Memory (RAM and ROM)

Overview

This guide delves into the essential topic of Primary Memory, a cornerstone of the OCR GCSE Computer Science (J277) specification. Understanding the distinction between RAM and ROM is not just about memorizing definitions; it's about grasping how a computer fundamentally operates. This topic forms the bedrock for understanding operating systems, software execution, and system performance. In the exam, expect questions that require you to compare RAM and ROM directly, explain the purpose of each, and analyze the role of Virtual Memory in system stability. A solid grasp here will allow you to build synoptic links to topics like the CPU and secondary storage, earning you credit for a holistic understanding.

Key Concepts

Concept 1: RAM (Random Access Memory)

RAM is the computer's main workspace. Think of it as a busy workbench where a craftsman (the CPU) keeps the tools and materials (data and programs) they are actively using. When you open an application like a word processor or a web browser, it is loaded from the much slower secondary storage (like a hard drive) into the super-fast RAM so the CPU can access it instantly.

The most critical characteristic of RAM, and a guaranteed exam point, is that it is volatile. This means that as soon as the computer loses power, everything stored in RAM is wiped clean. It's a temporary, high-speed holding area. Credit is given for answers that specifically state RAM stores the Operating System, currently running applications, and the data they are using.

Example: You are editing a photo. The photo file itself is on your hard drive. But the photo editing software, the photo itself, and every change you make (like adjusting brightness) are all held in RAM. If the power cuts before you save, those changes are lost because RAM is volatile.

Concept 2: ROM (Read-Only Memory)

ROM is the computer's permanent instruction manual. Unlike RAM, it is non-volatile, meaning its contents are not erased when the power is turned off. You can only read the instructions from it; you cannot normally write new ones.

Its primary, and most crucial, role is to store the BIOS (Basic Input/Output System) or bootstrap loader. This is the very first program the CPU runs when you turn the computer on. The BIOS performs a quick self-test of the hardware (called the POST - Power-On Self-Test) and then provides the instructions to load the main operating system from the secondary storage device into RAM. Without ROM, the computer wouldn't know how to start up. Examiners award marks for specifically mentioning the BIOS or bootstrap loader, not just 'startup files'.

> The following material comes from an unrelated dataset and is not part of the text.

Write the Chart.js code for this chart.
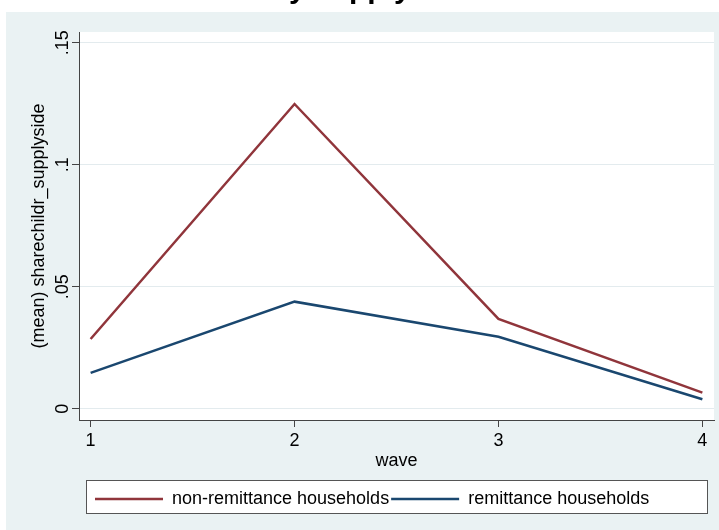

Example: When you press the power button on your computer, the CPU immediately starts reading instructions from the ROM chip. These instructions tell it to check if the keyboard is connected, how much RAM is installed, and then, crucially, where to find the operating system (e.g., Windows or macOS) on the hard drive to begin loading it.

Concept 3: Virtual Memory

What happens when your workbench (RAM) is completely full of tools and materials, but you need to get another one out? You could just give up (the computer crashes), or you could find a temporary overflow space. This is exactly what Virtual Memory does.

When the physical RAM is completely full, the operating system selects a portion of secondary storage (usually the hard drive or SSD) to use as a temporary extension of RAM. Data that is in RAM but not being actively used (for example, a background application you haven't touched for a while) is moved to this virtual memory area on the hard drive. This process is called paging or swapping. This frees up space in the physical RAM for the new data that is immediately needed.

The major drawback is that secondary storage is significantly slower than RAM. Therefore, when the system has to constantly swap data back and forth between RAM and virtual memory (a situation known as 'disk thrashing'), the computer's performance will slow down noticeably. It's a mechanism to prevent crashes, not to increase speed.

Mathematical/Scientific Relationships

While there are no specific formulas for this topic, understanding the speed relationship is crucial:

RAM access speed vs Secondary Storage access speed: RAM is typically measured in nanoseconds (billionths of a second), while hard drives are measured in milliseconds (thousandths of a second). This means RAM is approximately 100,000 times faster than a traditional hard drive. Even modern SSDs, while much faster than hard drives, are still significantly slower than RAM. This speed difference is why virtual memory causes performance degradation.

Practical Applications

Real-World Scenario 1: Gaming PerformanceWhen you play a modern video game, the game's core files are stored on your hard drive or SSD. However, when you launch the game, the game engine, textures, character models, and level data are all loaded into RAM. If your system doesn't have enough RAM, the game will use virtual memory, causing stuttering and lag as data is constantly swapped to and from the hard drive.

Real-World Scenario 2: Smartphone Boot-UpWhen you turn on your smartphone, the process is identical to a desktop computer. The ROM contains the firmware and bootstrap instructions. These instructions load the mobile operating system (iOS or Android) from the phone's flash storage into RAM, making the phone ready to use.

Real-World Scenario 3: Server UptimeServers in data centers are designed to run 24/7 without interruption. They rely on non-volatile ROM to ensure that even if there's a brief power interruption, the system can reboot automatically using the BIOS instructions stored in ROM.